=== Provided records ===
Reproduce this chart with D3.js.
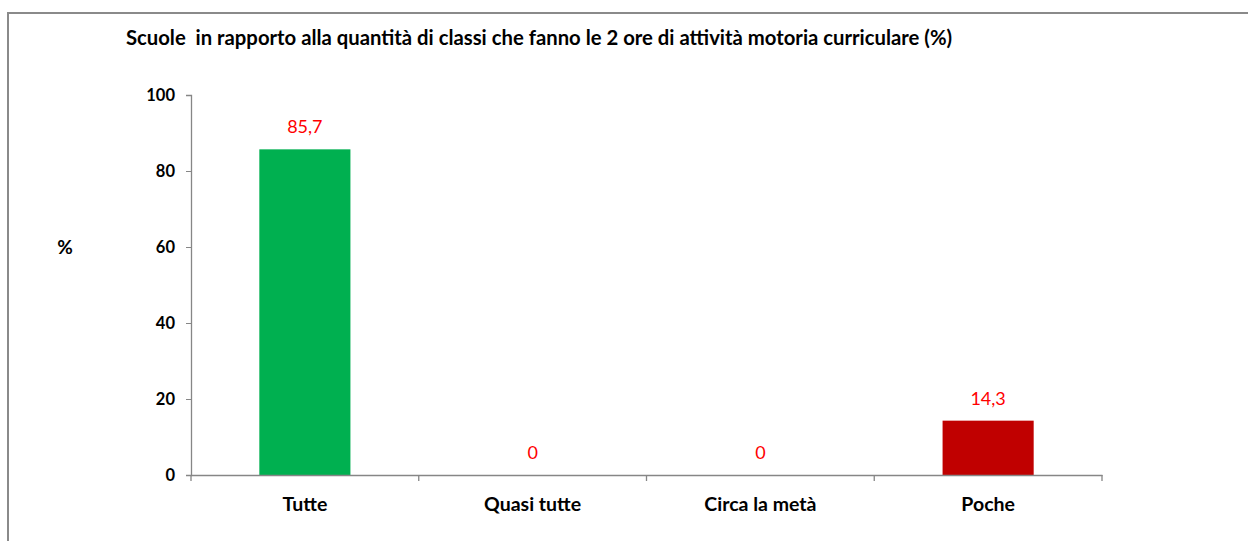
<!DOCTYPE html>
<html><head><meta charset="utf-8">
<script src="https://cdn.jsdelivr.net/npm/d3@7"></script>
<style>body{margin:0;background:#fff;}svg{display:block;font-family:Lato,"Open Sans",sans-serif;}</style>
</head><body>
<svg id="c" width="1248" height="541"></svg>
<script>
const categories = ["Tutte", "Quasi tutte", "Circa la metà", "Poche"];
const values = [85.7, 0, 0, 14.3];
const valueLabels = ["85,7", "0", "0", "14,3"];
const barColors = ["#00B050", "#00B050", "#00B050", "#C00000"];
const yTicks = [0, 20, 40, 60, 80, 100];
const title = "Scuole  in rapporto alla quantità di classi che fanno le 2 ore di attività motoria curriculare (%)";

const svg = d3.select("#c");
svg.append("rect").attr("x", 8).attr("y", 13).attr("width", 1260).attr("height", 560)
  .attr("fill", "none").attr("stroke", "#8a8a8a").attr("stroke-width", 2);

const x0 = 191, x1 = 1102, yB = 475, yT = 95;
const x = d3.scaleBand().domain(categories).range([x0, x1]).paddingInner(0).paddingOuter(0);
const y = d3.scaleLinear().domain([0, 100]).range([yB, yT]);
const bw = x.bandwidth() * 0.4;

svg.append("text").attr("x", 539).attr("y", 45).attr("text-anchor", "middle")
  .attr("font-size", 20.3).attr("font-weight", "bold").attr("fill", "#000").style("white-space","pre").text(title);

svg.append("text").attr("x", 65).attr("y", 254).attr("text-anchor", "middle")
  .attr("font-size", 19).attr("font-weight", "bold").text("%");

const ya = svg.append("g").attr("transform", `translate(${x0},0)`)
  .call(d3.axisLeft(y).tickValues(yTicks).tickSize(5).tickPadding(11));
ya.select(".domain").attr("stroke", "#868686").attr("stroke-width", 1.3);
ya.selectAll(".tick line").attr("stroke", "#868686");
ya.selectAll(".tick text").attr("font-size", 16.5).attr("font-weight", "bold").attr("fill", "#000").attr("font-family", "Lato");

svg.selectAll("rect.bar").data(values).join("rect").attr("class", "bar")
  .attr("x", (d, i) => x(categories[i]) + (x.bandwidth() - bw) / 2)
  .attr("y", d => y(d)).attr("width", bw).attr("height", d => yB - y(d))
  .attr("fill", (d, i) => barColors[i]);

const xa = svg.append("g").attr("transform", `translate(0,${yB})`)
  .call(d3.axisBottom(x).tickSize(0).tickPadding(22));
xa.select(".domain").attr("stroke", "#868686").attr("stroke-width", 1.3);
xa.selectAll(".tick text").attr("font-size", 19.5).attr("font-weight", "bold").attr("fill", "#000").attr("font-family", "Lato");
const bounds = categories.map(c => x(c)).concat([x1]);
svg.selectAll("line.xt").data(bounds).join("line").attr("class", "xt")
  .attr("x1", d => d).attr("x2", d => d).attr("y1", yB).attr("y2", yB + 6)
  .attr("stroke", "#868686").attr("stroke-width", 1.3);

svg.selectAll("text.vl").data(values).join("text").attr("class", "vl")
  .attr("x", (d, i) => x(categories[i]) + x.bandwidth() / 2)
  .attr("y", d => y(d) - 16).attr("text-anchor", "middle")
  .attr("font-size", 18).attr("fill", "#FF0000")
  .text((d, i) => valueLabels[i]);
</script>
</body></html>
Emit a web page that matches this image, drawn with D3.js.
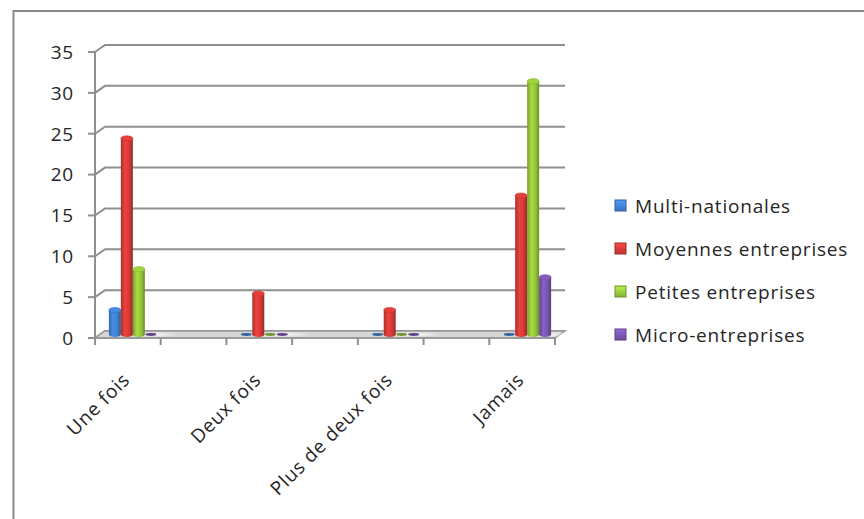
<!DOCTYPE html>
<html>
<head>
<meta charset="utf-8">
<script src="https://cdn.jsdelivr.net/npm/d3@7/dist/d3.min.js"></script>
<style>
  html, body { margin: 0; padding: 0; background: #fff; }
  svg { display: block; }
  text { font-family: "Open Sans", Lato, sans-serif; fill: #262626; letter-spacing: 0.8px; }
</style>
</head>
<body>
<svg id="chart" width="864" height="519"></svg>
<script>
// Category slots along the floor (empty slots have no data)
const categories = ["Une fois", "", "Deux fois", "", "Plus de deux fois", "", "Jamais"];
const seriesNames = ["Multi-nationales", "Moyennes entreprises", "Petites entreprises", "Micro-entreprises"];
const multiNationales     = [3,  null, 0, null, 0, null, 0];
const moyennesEntreprises = [24, null, 5, null, 3, null, 17];
const petitesEntreprises  = [8,  null, 0, null, 0, null, 31];
const microEntreprises    = [0,  null, 0, null, 0, null, 7];
const yTicks = [0, 5, 10, 15, 20, 25, 30, 35];
const seriesColors = ["#3f7fcf", "#d23a36", "#94c43a", "#7a55ad"];

const seriesValues = [multiNationales, moyennesEntreprises, petitesEntreprises, microEntreprises];

const svg = d3.select("#chart");
const W = 864, H = 519;

// outer frame
svg.append("path")
  .attr("d", `M13.5,${H} L13.5,11 L${W},11`)
  .attr("fill", "none").attr("stroke", "#8a8a8a").attr("stroke-width", 2);

// front-plane geometry
const x0 = 95, x1 = 555, yBase = 338, yTop = 52;
const depthX = 10, depthY = -7;          // back wall offset
const midX = depthX / 2, midY = depthY / 2; // bar row sits halfway into the depth

const x = d3.scaleBand().domain(d3.range(categories.length)).range([x0, x1]).padding(0);
const xs = d3.scaleBand().domain(seriesNames).range([0, x.bandwidth()]).paddingInner(0).paddingOuter(0.74);
const y = d3.scaleLinear().domain([0, 35]).range([yBase, yTop]);

const defs = svg.append("defs");
seriesColors.forEach((c, i) => {
  const base = d3.color(c);
  const g = defs.append("linearGradient").attr("id", "cyl" + i)
    .attr("x1", "0%").attr("x2", "100%").attr("y1", "0%").attr("y2", "0%");
  g.append("stop").attr("offset", "0%").attr("stop-color", base.darker(0.6));
  g.append("stop").attr("offset", "35%").attr("stop-color", base.brighter(0.35));
  g.append("stop").attr("offset", "70%").attr("stop-color", base);
  g.append("stop").attr("offset", "100%").attr("stop-color", base.darker(0.9));
  const s = defs.append("linearGradient").attr("id", "leg" + i)
    .attr("x1", "0%").attr("x2", "0%").attr("y1", "0%").attr("y2", "100%");
  s.append("stop").attr("offset", "0%").attr("stop-color", base.brighter(0.6));
  s.append("stop").attr("offset", "100%").attr("stop-color", base.darker(0.3));
});
// soft light patch cast onto the floor beside each cluster
const glow = defs.append("radialGradient").attr("id", "floorGlow");
glow.append("stop").attr("offset", "0%").attr("stop-color", "#ffffff").attr("stop-opacity", 0.95);
glow.append("stop").attr("offset", "100%").attr("stop-color", "#ffffff").attr("stop-opacity", 0);

const grid = svg.append("g");
// back-wall gridlines and side-wall slants
yTicks.forEach(t => {
  const yy = y(t);
  grid.append("path")
    .attr("d", `M${x0},${yy} L${x0 + depthX},${yy + depthY} L${x1 + depthX},${yy + depthY}`)
    .attr("fill", "none").attr("stroke", "#8f8f8f").attr("stroke-width", 2);
});

// floor
svg.append("path")
  .attr("d", `M${x0},${yBase} L${x0 + depthX},${yBase + depthY} L${x1 + depthX},${yBase + depthY} L${x1},${yBase} Z`)
  .attr("fill", "#d6d6d6").attr("stroke", "#9a9a9a").attr("stroke-width", 1.5);
categories.forEach((cat, ci) => {
  if (!cat) return;
  svg.append("ellipse")
    .attr("cx", x(ci) + x.bandwidth() * 0.75 + midX).attr("cy", yBase + midY)
    .attr("rx", x.bandwidth() * 0.45).attr("ry", 3)
    .attr("fill", "url(#floorGlow)");
});

// cylinders
const bars = svg.append("g");
categories.forEach((cat, ci) => {
  seriesNames.forEach((name, si) => {
    const v = seriesValues[si][ci];
    if (v === null || v === undefined) return;
    const bx = x(ci) + xs(name) + midX;
    const bw = xs.bandwidth();
    const cx = bx + bw / 2;
    const yb = y(0) + midY, yt = y(v) + midY;
    const ry = 2.6;
    const col = d3.color(seriesColors[si]);
    if (v === 0) {
      bars.append("ellipse").attr("cx", cx).attr("cy", yb).attr("rx", bw / 2 - 0.5).attr("ry", 1.4)
        .attr("fill", col.darker(0.7));
      return;
    }
    bars.append("path")
      .attr("d", `M${bx},${yt} L${bx},${yb} A${bw / 2},${ry} 0 0 0 ${bx + bw},${yb} L${bx + bw},${yt} Z`)
      .attr("fill", `url(#cyl${si})`);
    bars.append("ellipse").attr("cx", cx).attr("cy", yt).attr("rx", bw / 2).attr("ry", ry)
      .attr("fill", col.brighter(0.25)).attr("stroke", col.darker(0.2)).attr("stroke-width", 0.6);
  });
});

// value axis
const yAxisG = svg.append("g");
yAxisG.append("line").attr("x1", x0).attr("x2", x0).attr("y1", y(35)).attr("y2", yBase)
  .attr("stroke", "#8f8f8f").attr("stroke-width", 2);
yTicks.forEach(t => {
  yAxisG.append("line").attr("x1", x0 - 7).attr("x2", x0).attr("y1", y(t)).attr("y2", y(t))
    .attr("stroke", "#8f8f8f").attr("stroke-width", 2);
  yAxisG.append("text").attr("x", 74).attr("y", y(t)).attr("dy", "0.36em")
    .attr("text-anchor", "end").attr("font-size", 19).text(t);
});

// category axis
const xAxisG = svg.append("g");
xAxisG.append("line").attr("x1", x0).attr("x2", x1).attr("y1", yBase).attr("y2", yBase)
  .attr("stroke", "#9a9a9a").attr("stroke-width", 2);
d3.range(categories.length + 1).forEach(i => {
  const xx = i < categories.length ? x(i) : x1;
  xAxisG.append("line").attr("x1", xx).attr("x2", xx).attr("y1", yBase).attr("y2", yBase + 7)
    .attr("stroke", "#8f8f8f").attr("stroke-width", 2);
});
categories.forEach((cat, ci) => {
  if (!cat) return;
  const ax = x(ci) + x.bandwidth() / 2 + 3, ay = 381;
  xAxisG.append("text")
    .attr("transform", `translate(${ax},${ay}) rotate(-45)`)
    .attr("text-anchor", "end").attr("font-size", 19).text(cat);
});

// legend
const legend = svg.append("g");
seriesNames.forEach((name, i) => {
  const ly = 206 + i * 43;
  legend.append("rect").attr("x", 615).attr("y", ly - 6).attr("width", 11).attr("height", 11)
    .attr("fill", `url(#leg${i})`).attr("stroke", d3.color(seriesColors[i]).darker(0.8)).attr("stroke-width", 1);
  legend.append("text").attr("x", 635).attr("y", ly).attr("dy", "0.36em")
    .attr("font-size", 19).text(name);
});
</script>
</body>
</html>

=== What is expected ===
Above are the records; copy exactly the lines from the one with "Emit a web page" through the one with "const midX = depthX", including both, and nothing more. Leave out pictures.

=== Task answer ===
Emit a web page that matches this image, drawn with D3.js.
<!DOCTYPE html>
<html>
<head>
<meta charset="utf-8">
<script src="https://cdn.jsdelivr.net/npm/d3@7/dist/d3.min.js"></script>
<style>
  html, body { margin: 0; padding: 0; background: #fff; }
  svg { display: block; }
  text { font-family: "Open Sans", Lato, sans-serif; fill: #262626; letter-spacing: 0.8px; }
</style>
</head>
<body>
<svg id="chart" width="864" height="519"></svg>
<script>
// Category slots along the floor (empty slots have no data)
const categories = ["Une fois", "", "Deux fois", "", "Plus de deux fois", "", "Jamais"];
const seriesNames = ["Multi-nationales", "Moyennes entreprises", "Petites entreprises", "Micro-entreprises"];
const multiNationales     = [3,  null, 0, null, 0, null, 0];
const moyennesEntreprises = [24, null, 5, null, 3, null, 17];
const petitesEntreprises  = [8,  null, 0, null, 0, null, 31];
const microEntreprises    = [0,  null, 0, null, 0, null, 7];
const yTicks = [0, 5, 10, 15, 20, 25, 30, 35];
const seriesColors = ["#3f7fcf", "#d23a36", "#94c43a", "#7a55ad"];

const seriesValues = [multiNationales, moyennesEntreprises, petitesEntreprises, microEntreprises];

const svg = d3.select("#chart");
const W = 864, H = 519;

// outer frame
svg.append("path")
  .attr("d", `M13.5,${H} L13.5,11 L${W},11`)
  .attr("fill", "none").attr("stroke", "#8a8a8a").attr("stroke-width", 2);

// front-plane geometry
const x0 = 95, x1 = 555, yBase = 338, yTop = 52;
const depthX = 10, depthY = -7;          // back wall offset
const midX = depthX / 2, midY = depthY / 2; // bar row sits halfway into the depth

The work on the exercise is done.